On Thursday, June 25, 2015 at 3:47:15 AM UTC+1, keith....@gmail.com wrote:
We now (as of 1.4) release goroutine stack memory to the OS.  So your example should behave much better.  Please try 1.4.2 and tip if you can, and open a new bug if you're still seeing problems.  There are two known caveats which you might run into:

1) There is a kernel bug where freed pages aren't actually freed because of huge page support, see https://github.com/golang/go/issues/8832 .  There is a workaround checked in for 1.5.
2) Stacks are freed, but not G structures, see https://github.com/golang/go/issues/8832 .  We might get to this in 1.6.
 
1) I'm seeing much better performance using 1.4.2 (vs 1.4) w.r.t process memory size reducing after a load test. Is this likely due to goroutine stack memory releasing to the OS?  

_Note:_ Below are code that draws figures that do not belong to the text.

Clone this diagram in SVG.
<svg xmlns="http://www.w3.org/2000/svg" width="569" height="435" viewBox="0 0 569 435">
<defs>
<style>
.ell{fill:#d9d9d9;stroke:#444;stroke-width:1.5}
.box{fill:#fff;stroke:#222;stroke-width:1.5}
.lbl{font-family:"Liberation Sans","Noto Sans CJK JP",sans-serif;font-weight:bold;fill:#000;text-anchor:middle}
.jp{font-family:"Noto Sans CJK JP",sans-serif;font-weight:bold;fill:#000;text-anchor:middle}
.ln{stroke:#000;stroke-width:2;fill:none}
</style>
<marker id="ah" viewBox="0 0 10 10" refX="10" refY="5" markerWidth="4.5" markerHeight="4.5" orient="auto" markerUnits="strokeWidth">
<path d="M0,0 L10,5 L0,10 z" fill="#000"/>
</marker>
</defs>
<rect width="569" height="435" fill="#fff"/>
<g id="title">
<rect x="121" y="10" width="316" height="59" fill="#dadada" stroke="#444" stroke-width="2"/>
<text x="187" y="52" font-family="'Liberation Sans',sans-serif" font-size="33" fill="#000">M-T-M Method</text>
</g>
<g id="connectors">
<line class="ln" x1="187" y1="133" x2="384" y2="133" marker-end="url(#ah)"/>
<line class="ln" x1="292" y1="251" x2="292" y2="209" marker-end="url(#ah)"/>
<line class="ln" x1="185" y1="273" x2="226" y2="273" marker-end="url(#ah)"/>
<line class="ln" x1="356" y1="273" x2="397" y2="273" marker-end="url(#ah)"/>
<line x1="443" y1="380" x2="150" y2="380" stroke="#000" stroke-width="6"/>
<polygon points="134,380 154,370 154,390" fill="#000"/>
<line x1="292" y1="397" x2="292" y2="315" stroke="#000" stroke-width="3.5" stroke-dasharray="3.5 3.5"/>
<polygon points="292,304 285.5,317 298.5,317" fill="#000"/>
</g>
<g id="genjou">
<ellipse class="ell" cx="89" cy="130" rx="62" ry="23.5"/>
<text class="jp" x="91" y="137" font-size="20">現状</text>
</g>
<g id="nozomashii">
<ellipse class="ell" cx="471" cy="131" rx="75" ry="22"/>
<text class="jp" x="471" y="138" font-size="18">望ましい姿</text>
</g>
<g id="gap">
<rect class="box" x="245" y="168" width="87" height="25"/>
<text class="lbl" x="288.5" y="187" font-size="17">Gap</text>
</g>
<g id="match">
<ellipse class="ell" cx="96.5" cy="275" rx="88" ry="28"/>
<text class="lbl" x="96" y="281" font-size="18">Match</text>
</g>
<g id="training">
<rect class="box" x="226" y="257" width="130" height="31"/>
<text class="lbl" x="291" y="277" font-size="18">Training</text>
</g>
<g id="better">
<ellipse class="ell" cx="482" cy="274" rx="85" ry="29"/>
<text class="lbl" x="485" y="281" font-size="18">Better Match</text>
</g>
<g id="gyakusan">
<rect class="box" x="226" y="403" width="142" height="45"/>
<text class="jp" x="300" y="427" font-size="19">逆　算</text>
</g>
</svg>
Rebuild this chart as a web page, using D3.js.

I don't know why 1.4.2 would be different from 1.4, they both have the same code for this feature as far as I know.
 
2) Is there a G structure instantiation per goroutine instance? Or is the structure shared by all goroutine instances? Does the overhead (structure size) vary per goroutine?
(I'll do some digging, appreciate any pointers)

To the runtime, each goroutine is basically a G structure (~300 bytes) and a stack (~2KB+).  The G structure is constant-sized.